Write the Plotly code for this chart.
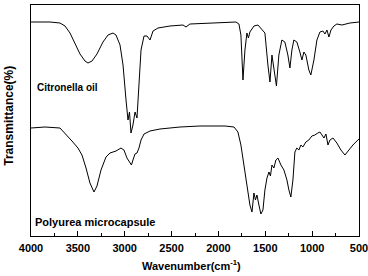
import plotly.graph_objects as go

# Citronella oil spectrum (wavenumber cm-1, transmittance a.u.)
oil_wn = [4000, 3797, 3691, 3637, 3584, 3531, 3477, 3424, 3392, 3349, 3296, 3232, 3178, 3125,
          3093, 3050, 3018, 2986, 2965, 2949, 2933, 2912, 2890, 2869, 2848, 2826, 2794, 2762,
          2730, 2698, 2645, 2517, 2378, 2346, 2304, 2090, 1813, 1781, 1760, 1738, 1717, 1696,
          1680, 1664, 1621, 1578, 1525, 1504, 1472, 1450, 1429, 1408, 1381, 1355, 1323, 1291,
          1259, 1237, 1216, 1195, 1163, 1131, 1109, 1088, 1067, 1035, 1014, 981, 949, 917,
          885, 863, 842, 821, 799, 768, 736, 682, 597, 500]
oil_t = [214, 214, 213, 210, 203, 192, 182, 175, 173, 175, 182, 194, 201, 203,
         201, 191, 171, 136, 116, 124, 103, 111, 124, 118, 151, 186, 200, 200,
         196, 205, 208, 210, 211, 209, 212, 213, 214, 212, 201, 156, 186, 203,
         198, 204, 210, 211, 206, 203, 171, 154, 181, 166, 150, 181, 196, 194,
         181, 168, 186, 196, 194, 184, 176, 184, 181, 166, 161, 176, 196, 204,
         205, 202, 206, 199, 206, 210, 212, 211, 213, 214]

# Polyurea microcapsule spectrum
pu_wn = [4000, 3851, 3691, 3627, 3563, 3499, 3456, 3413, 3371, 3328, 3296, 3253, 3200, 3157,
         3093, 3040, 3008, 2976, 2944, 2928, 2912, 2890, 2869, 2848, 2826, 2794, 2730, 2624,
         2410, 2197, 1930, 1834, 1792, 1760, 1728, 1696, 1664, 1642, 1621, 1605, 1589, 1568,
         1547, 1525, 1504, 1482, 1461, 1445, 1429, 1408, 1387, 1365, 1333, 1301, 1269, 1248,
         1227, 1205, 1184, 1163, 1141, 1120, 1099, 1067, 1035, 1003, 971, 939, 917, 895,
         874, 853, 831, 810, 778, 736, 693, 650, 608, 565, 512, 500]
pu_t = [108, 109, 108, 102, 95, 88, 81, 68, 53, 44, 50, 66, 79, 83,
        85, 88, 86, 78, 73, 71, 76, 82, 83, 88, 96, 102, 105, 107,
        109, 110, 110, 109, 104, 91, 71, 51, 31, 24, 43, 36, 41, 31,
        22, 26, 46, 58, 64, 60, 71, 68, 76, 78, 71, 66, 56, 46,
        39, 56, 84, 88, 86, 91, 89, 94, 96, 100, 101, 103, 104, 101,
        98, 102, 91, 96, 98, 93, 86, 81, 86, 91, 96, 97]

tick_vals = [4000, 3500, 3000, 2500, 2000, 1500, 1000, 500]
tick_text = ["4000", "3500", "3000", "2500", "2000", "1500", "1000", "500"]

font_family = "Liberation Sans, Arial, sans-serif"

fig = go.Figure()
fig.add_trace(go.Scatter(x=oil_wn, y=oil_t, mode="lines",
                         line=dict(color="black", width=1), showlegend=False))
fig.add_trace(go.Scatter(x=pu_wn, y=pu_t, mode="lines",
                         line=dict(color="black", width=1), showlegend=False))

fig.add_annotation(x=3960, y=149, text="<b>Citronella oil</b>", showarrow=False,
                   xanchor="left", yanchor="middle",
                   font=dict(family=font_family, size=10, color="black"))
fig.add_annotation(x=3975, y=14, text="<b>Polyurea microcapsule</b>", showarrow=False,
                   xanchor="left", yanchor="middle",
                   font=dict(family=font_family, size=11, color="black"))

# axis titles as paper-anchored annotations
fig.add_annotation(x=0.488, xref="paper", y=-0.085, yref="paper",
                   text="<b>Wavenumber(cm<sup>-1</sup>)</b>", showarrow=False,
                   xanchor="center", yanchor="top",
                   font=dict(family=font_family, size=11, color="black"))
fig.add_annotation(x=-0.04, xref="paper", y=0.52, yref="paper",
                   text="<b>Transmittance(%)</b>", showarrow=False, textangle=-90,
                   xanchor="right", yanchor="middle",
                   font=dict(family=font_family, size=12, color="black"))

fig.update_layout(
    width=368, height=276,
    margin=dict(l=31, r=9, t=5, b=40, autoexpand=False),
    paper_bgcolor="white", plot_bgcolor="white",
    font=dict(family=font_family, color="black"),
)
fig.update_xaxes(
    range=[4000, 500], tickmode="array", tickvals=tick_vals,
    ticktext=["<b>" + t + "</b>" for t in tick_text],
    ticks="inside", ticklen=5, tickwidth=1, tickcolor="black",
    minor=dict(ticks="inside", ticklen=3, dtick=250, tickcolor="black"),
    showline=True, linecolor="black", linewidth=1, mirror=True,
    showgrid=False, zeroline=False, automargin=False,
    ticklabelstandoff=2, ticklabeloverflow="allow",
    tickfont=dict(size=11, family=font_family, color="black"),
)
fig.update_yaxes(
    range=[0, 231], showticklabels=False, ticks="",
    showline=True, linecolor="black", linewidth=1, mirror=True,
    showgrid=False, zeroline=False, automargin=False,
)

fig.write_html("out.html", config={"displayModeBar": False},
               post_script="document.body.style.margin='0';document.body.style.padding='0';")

^^^^

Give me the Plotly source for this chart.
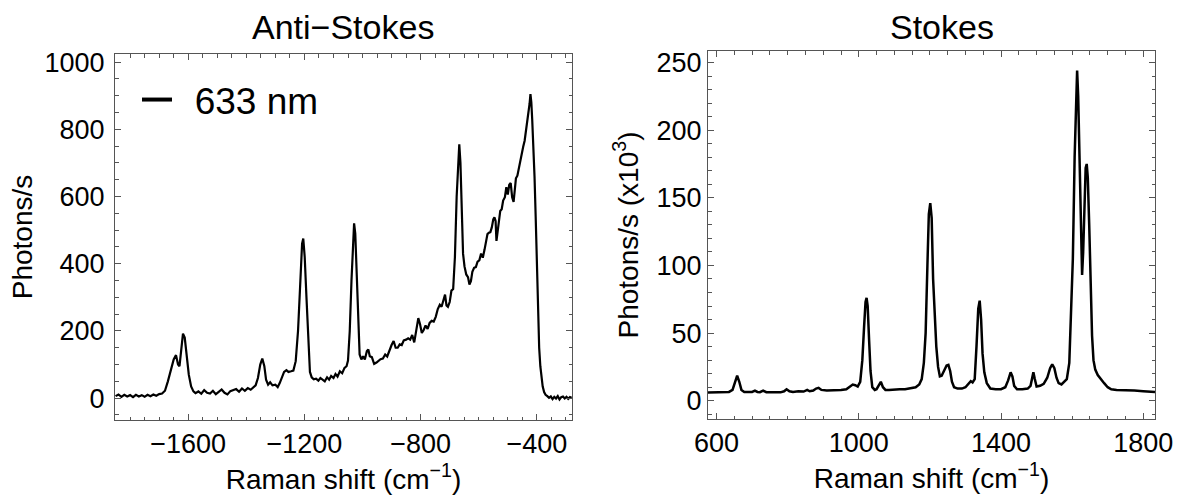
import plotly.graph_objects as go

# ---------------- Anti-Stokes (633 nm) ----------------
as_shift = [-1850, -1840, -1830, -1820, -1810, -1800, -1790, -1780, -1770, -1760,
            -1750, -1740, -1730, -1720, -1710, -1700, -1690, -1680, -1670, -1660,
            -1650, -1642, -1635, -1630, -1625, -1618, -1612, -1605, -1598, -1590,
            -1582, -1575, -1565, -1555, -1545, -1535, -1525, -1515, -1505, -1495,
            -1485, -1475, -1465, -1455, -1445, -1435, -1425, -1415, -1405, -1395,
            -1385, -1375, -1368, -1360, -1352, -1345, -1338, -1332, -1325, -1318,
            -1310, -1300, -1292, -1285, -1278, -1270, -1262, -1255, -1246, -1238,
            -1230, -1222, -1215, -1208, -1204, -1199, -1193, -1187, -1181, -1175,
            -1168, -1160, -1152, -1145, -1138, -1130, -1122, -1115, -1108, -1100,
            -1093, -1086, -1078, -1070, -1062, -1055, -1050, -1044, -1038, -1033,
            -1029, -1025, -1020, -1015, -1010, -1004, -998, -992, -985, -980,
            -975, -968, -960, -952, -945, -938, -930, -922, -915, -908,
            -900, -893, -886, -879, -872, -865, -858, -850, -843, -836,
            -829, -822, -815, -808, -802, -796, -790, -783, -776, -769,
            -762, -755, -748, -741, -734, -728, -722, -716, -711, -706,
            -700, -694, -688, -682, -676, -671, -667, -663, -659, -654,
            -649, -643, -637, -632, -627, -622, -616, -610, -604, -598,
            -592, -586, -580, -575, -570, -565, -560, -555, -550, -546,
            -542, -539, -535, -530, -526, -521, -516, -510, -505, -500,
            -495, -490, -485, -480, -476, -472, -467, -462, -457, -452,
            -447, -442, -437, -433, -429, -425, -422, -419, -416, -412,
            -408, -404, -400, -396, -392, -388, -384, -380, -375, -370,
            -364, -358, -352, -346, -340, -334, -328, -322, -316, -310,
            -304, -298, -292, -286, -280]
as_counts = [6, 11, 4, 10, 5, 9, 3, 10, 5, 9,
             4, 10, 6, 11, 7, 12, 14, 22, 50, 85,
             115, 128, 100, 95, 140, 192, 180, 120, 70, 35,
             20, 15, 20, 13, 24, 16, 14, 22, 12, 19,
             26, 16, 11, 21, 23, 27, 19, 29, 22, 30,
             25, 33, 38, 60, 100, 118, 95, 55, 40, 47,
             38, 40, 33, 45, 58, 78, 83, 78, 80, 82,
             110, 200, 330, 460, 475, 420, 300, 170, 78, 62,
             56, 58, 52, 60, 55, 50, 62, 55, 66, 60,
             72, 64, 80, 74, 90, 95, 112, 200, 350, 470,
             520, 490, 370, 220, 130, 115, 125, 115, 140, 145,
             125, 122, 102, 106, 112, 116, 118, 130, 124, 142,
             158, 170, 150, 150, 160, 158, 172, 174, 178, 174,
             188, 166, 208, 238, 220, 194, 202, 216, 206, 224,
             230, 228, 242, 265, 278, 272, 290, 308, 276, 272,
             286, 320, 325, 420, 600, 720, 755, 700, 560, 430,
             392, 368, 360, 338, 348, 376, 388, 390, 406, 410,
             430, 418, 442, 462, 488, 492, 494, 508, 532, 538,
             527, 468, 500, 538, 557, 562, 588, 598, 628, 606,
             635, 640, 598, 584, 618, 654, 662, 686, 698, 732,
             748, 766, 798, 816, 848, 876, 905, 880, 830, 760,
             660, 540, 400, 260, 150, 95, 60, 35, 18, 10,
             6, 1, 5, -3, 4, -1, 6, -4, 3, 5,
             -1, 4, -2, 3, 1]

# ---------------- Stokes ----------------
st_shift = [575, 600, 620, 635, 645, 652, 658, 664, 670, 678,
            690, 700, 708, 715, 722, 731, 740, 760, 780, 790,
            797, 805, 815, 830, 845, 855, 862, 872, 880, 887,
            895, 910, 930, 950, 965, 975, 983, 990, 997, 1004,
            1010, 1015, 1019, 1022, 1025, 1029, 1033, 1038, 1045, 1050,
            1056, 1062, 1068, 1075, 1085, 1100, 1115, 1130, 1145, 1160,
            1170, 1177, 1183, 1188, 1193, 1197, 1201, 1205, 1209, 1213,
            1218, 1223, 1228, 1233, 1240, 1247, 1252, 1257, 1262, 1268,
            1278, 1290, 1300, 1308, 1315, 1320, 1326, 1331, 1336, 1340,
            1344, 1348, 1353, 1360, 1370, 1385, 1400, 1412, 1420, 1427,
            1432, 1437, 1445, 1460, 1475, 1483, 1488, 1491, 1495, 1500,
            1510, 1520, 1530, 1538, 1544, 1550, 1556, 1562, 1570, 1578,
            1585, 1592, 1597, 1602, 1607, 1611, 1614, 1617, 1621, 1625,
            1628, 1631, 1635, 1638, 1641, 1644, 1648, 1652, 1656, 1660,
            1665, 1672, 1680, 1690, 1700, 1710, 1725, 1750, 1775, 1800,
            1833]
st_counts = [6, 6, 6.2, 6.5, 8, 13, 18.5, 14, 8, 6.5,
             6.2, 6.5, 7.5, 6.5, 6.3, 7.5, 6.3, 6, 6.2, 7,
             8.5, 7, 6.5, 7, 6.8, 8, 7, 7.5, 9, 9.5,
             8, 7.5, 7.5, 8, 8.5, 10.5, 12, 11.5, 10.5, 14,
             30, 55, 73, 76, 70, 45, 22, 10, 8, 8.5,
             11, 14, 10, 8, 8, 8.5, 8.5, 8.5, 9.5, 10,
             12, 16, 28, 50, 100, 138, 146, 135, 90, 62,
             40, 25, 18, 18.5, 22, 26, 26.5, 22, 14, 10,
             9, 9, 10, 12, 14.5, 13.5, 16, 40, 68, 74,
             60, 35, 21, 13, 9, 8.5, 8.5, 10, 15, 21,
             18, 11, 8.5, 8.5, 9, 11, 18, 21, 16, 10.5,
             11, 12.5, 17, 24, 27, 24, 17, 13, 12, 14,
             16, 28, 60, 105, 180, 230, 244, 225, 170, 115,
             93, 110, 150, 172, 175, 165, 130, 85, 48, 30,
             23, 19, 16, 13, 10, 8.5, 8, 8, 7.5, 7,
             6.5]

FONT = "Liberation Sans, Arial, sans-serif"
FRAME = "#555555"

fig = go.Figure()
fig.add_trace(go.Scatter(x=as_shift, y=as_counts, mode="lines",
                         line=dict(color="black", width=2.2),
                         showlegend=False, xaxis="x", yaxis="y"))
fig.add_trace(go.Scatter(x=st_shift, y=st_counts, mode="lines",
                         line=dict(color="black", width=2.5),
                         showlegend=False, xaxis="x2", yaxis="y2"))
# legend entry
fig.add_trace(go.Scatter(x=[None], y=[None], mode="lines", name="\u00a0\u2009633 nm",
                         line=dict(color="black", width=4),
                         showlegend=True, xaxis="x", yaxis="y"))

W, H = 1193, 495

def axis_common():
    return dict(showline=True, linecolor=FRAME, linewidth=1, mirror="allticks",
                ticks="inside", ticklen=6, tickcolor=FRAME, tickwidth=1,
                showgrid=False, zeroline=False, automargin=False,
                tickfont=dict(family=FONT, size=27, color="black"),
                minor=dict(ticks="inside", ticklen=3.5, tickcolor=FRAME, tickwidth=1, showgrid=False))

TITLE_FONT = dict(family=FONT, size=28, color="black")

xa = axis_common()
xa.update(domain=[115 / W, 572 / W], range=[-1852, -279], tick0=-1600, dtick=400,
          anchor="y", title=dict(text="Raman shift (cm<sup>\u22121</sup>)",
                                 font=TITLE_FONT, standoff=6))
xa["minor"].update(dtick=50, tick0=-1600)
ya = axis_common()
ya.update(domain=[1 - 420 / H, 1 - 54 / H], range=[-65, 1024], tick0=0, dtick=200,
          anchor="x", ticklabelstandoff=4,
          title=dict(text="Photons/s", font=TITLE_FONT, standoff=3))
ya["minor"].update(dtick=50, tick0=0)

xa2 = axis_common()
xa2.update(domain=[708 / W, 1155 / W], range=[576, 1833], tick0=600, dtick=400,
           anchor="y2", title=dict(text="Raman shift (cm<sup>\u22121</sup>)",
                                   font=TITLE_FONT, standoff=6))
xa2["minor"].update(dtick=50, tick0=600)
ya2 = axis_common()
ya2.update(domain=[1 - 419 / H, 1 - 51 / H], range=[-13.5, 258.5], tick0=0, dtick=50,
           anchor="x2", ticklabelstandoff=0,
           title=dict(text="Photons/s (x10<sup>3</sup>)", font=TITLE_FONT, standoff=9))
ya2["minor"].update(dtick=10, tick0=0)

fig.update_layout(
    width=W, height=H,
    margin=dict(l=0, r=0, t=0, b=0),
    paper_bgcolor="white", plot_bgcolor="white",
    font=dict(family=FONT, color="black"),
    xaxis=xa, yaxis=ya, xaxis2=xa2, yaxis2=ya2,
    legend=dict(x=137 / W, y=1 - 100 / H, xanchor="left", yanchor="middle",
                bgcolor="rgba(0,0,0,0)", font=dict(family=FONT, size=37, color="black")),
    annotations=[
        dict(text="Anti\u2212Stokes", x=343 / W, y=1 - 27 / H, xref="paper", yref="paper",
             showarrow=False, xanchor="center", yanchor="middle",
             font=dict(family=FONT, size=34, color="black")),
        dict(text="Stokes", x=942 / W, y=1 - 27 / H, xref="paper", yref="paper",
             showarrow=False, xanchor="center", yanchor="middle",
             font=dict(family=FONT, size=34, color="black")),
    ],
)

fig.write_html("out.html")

^^^^

Beginning at the line above that contains "Write the Plotly code for this chart.", repeat each line exactly through the one that contains "205, 202, 206, 199, 206, 210, 212, 211, 213, 214]", and leave out the pictures.

### Exercise result:
Write the Plotly code for this chart.
import plotly.graph_objects as go

# Citronella oil spectrum (wavenumber cm-1, transmittance a.u.)
oil_wn = [4000, 3797, 3691, 3637, 3584, 3531, 3477, 3424, 3392, 3349, 3296, 3232, 3178, 3125,
          3093, 3050, 3018, 2986, 2965, 2949, 2933, 2912, 2890, 2869, 2848, 2826, 2794, 2762,
          2730, 2698, 2645, 2517, 2378, 2346, 2304, 2090, 1813, 1781, 1760, 1738, 1717, 1696,
          1680, 1664, 1621, 1578, 1525, 1504, 1472, 1450, 1429, 1408, 1381, 1355, 1323, 1291,
          1259, 1237, 1216, 1195, 1163, 1131, 1109, 1088, 1067, 1035, 1014, 981, 949, 917,
          885, 863, 842, 821, 799, 768, 736, 682, 597, 500]
oil_t = [214, 214, 213, 210, 203, 192, 182, 175, 173, 175, 182, 194, 201, 203,
         201, 191, 171, 136, 116, 124, 103, 111, 124, 118, 151, 186, 200, 200,
         196, 205, 208, 210, 211, 209, 212, 213, 214, 212, 201, 156, 186, 203,
         198, 204, 210, 211, 206, 203, 171, 154, 181, 166, 150, 181, 196, 194,
         181, 168, 186, 196, 194, 184, 176, 184, 181, 166, 161, 176, 196, 204,
         205, 202, 206, 199, 206, 210, 212, 211, 213, 214]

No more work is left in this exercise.